LeSS is natural
I realize that LeSS is a natural way to scale. And let me illustrate.
LeSS is still Scrum
LeSS provides two different large-scale frameworks: LeSS for 2-8 teams and LeSS huge for 8+ teams. We focus on LeSS here. LeSS is trying to reach the same purpose as one-team Scrum while staying within the constraints of the standard Scrum rules. So, let's examine what's essential for one-team Scrum.

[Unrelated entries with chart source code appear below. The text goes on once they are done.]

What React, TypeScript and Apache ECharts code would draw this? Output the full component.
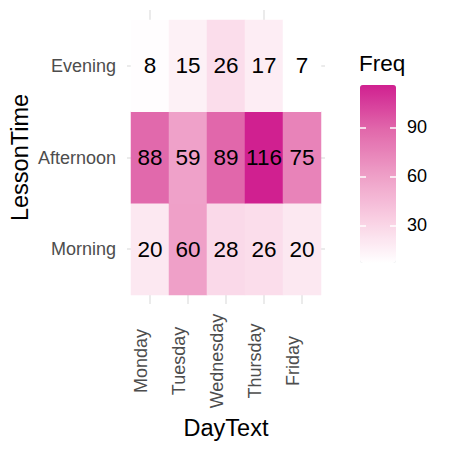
import React, { useEffect, useRef } from "react";
import * as echarts from "echarts";

const days = ["Monday", "Tuesday", "Wednesday", "Thursday", "Friday"];
const lessonTimes = ["Morning", "Afternoon", "Evening"];
const morning = [20, 60, 28, 26, 20];
const afternoon = [88, 59, 89, 116, 75];
const evening = [8, 15, 26, 17, 7];
const legendTicks = [30, 60, 90];
const freqMin = 7;
const freqMax = 116;
const palette = ["#FFFFFF", "#F9CEE2", "#EE9DC6", "#E168AB", "#D02090"];

export default function App() {
  const ref = useRef<HTMLDivElement>(null);
  useEffect(() => {
    if (!ref.current) return;
    const chart = echarts.init(ref.current, undefined, { renderer: "svg" });
    const rows = [morning, afternoon, evening];
    const data: number[][] = [];
    rows.forEach((r, yi) => r.forEach((v, xi) => data.push([xi, yi, v])));
    const grid = "#EBEBEB";
    chart.setOption({
      animation: false,
      textStyle: { fontFamily: "Liberation Sans, Arial, sans-serif" },
      title: [
        {
          text: "Freq",
          left: 359,
          top: 52,
          padding: 0,
          textStyle: { fontSize: 22.5, fontWeight: "normal", color: "#000" },
        },
      ],
      grid: [
        { left: 131, top: 20, width: 190, height: 275 },
        { left: 360, top: 85, width: 36, height: 178 },
      ],
      xAxis: [
        {
          type: "category",
          gridIndex: 0,
          data: days,
          position: "bottom",
          axisLine: { show: false },
          axisTick: { show: true, alignWithLabel: true, length: 9, lineStyle: { color: grid, width: 2 } },
          axisLabel: {
            rotate: 90,
            align: "center",
            verticalAlign: "bottom",
            margin: 66,
            fontSize: 18,
            color: "#4D4D4D",
          },
          name: "DayText",
          nameLocation: "middle",
          nameGap: 119,
          nameTextStyle: { fontSize: 23.5, color: "#000" },
          splitLine: { show: false },
        },
        {
          type: "category",
          gridIndex: 0,
          data: days,
          position: "top",
          axisLine: { show: false },
          axisTick: { show: true, alignWithLabel: true, length: 10, lineStyle: { color: grid, width: 2 } },
          axisLabel: { show: false },
          splitLine: { show: false },
        },
        {
          type: "value",
          gridIndex: 1,
          show: false,
        },
      ],
      yAxis: [
        {
          type: "category",
          gridIndex: 0,
          data: lessonTimes,
          position: "left",
          axisLine: { show: false },
          axisTick: { show: true, alignWithLabel: true, length: 4, lineStyle: { color: grid, width: 2 } },
          axisLabel: { margin: 15, fontSize: 18, color: "#4D4D4D" },
          name: "LessonTime",
          nameLocation: "middle",
          nameGap: 99,
          nameTextStyle: { fontSize: 23.5, color: "#000" },
          splitLine: { show: false },
        },
        {
          type: "category",
          gridIndex: 0,
          data: lessonTimes,
          position: "right",
          axisLine: { show: false },
          axisTick: { show: true, alignWithLabel: true, length: 4, lineStyle: { color: grid, width: 2 } },
          axisLabel: { show: false },
          splitLine: { show: false },
        },
        {
          type: "value",
          gridIndex: 1,
          min: freqMin,
          max: freqMax,
          position: "left",
          z: 10,
          axisLine: { show: false },
          axisTick: { show: true, inside: true, length: 6, customValues: legendTicks, lineStyle: { color: "#FFFFFF", width: 1.5 } },
          axisLabel: { show: false },
          splitLine: { show: false },
        },
        {
          type: "value",
          gridIndex: 1,
          min: freqMin,
          max: freqMax,
          position: "right",
          z: 10,
          axisLine: { show: false },
          axisTick: { show: true, inside: true, length: 6, customValues: legendTicks, lineStyle: { color: "#FFFFFF", width: 1.5 } },
          axisLabel: { show: true, customValues: legendTicks, margin: 11, fontSize: 18, color: "#000" },
          splitLine: { show: false },
        },
      ],
      visualMap: {
        type: "continuous",
        seriesIndex: 0,
        min: freqMin,
        max: freqMax,
        calculable: false,
        orient: "vertical",
        left: 360,
        top: 85,
        padding: 0,
        itemWidth: 36,
        itemHeight: 178,
        showLabel: false,
        inRange: { color: palette },
      },
      series: [
        {
          type: "heatmap",
          xAxisIndex: 0,
          yAxisIndex: 0,
          data,
          label: {
            show: true,
            fontSize: 22.5,
            color: "#000",
            formatter: (p: any) => String(p.value[2]),
          },
          itemStyle: { borderWidth: 0 },
          emphasis: { disabled: true },
        },
      ],
    });
    return () => chart.dispose();
  }, []);
  return <div ref={ref} style={{ width: 450, height: 450, position: "absolute", left: 0, top: 0 }} />;
}
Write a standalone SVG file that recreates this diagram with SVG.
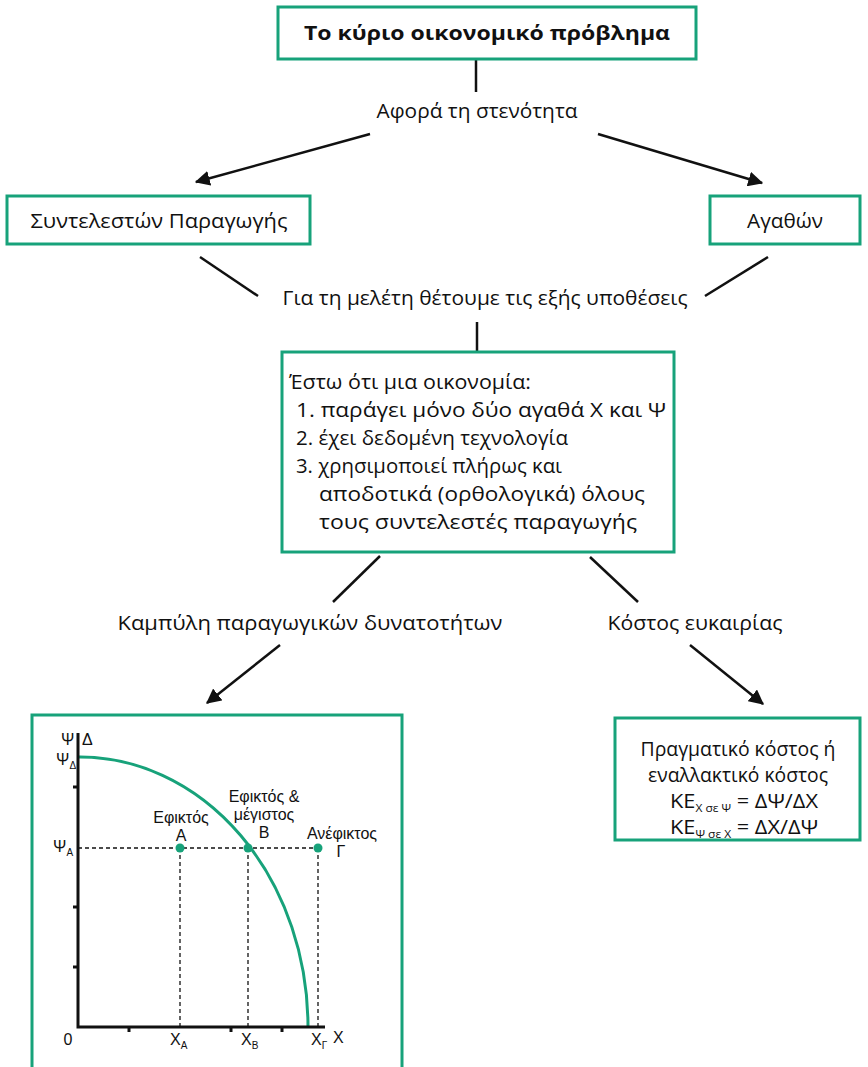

One summary could be "deliver value on sprint basis". This is achieved by one Product Backlog (PB) by one Product Owner (PO), representing value; and one Team self-organizing to deliver at the end of each Sprint, getting Done and leading to one Potentially Shippable Product Increment (PSPI).
That basically has:
- One PO and one PB
- One Done and one PSPI
- One Sprint
- One Team
What's the challenge when scaling? Team size is too big. We need to split them into multiple teams. Think about 20 people, we may split them into 3 teams. But meanwhile keep the rest as intact as possible.
That leads to:
- One PO and one PB
- One Done and one PSPI
- One Sprint
- Multiple Teams
The design goal for team structure is to enable any Team (after splitting) take items from one PB, get to common Done and become part of common PSPI (integrated with other items done by other Teams). Feature team (the majority of the teams) is thus a natural choice.
This is LeSS way, and it is natural to scale this way. More reference here.
Scale Scrum when we grow
In a recent scaling workshop, an interesting comment was raised. "We pretty much did LeSS even without knowing it." I dug deeper on how it evolved. It turned out that they started with one-team Scrum, but grew to the size that is too big for one-team any more. They tried to introduce minimal change by splitting the big team into several small parallel teams. By "parallel", i mean that they could work on any item in the common backlog and didn't create specialization area to constraint themselves. This worked well for them.
This reminded me of my previous experience. Back to 2005-2006, in my first Scrum project, we started from one team Scrum. After 6 months, it grew into 3 teams. We kept one PO and one Product Backlog. We shared the Sprint rhythm, defined common Done, had joint sprint planning and sprint review to keep the whole product focus. This is in line with LeSS. Again in 2008-2009, we had one team in my department, growing into 3 teams. It used similar approach leading to similar LeSS structure.
If you start with one team Scrum, it is rather natural to scale to LeSS. Moreover, regardless of how big the product eventually becomes, it is almost always wise to start from one team. Therefore, scale to LeSS, not start from LeSS.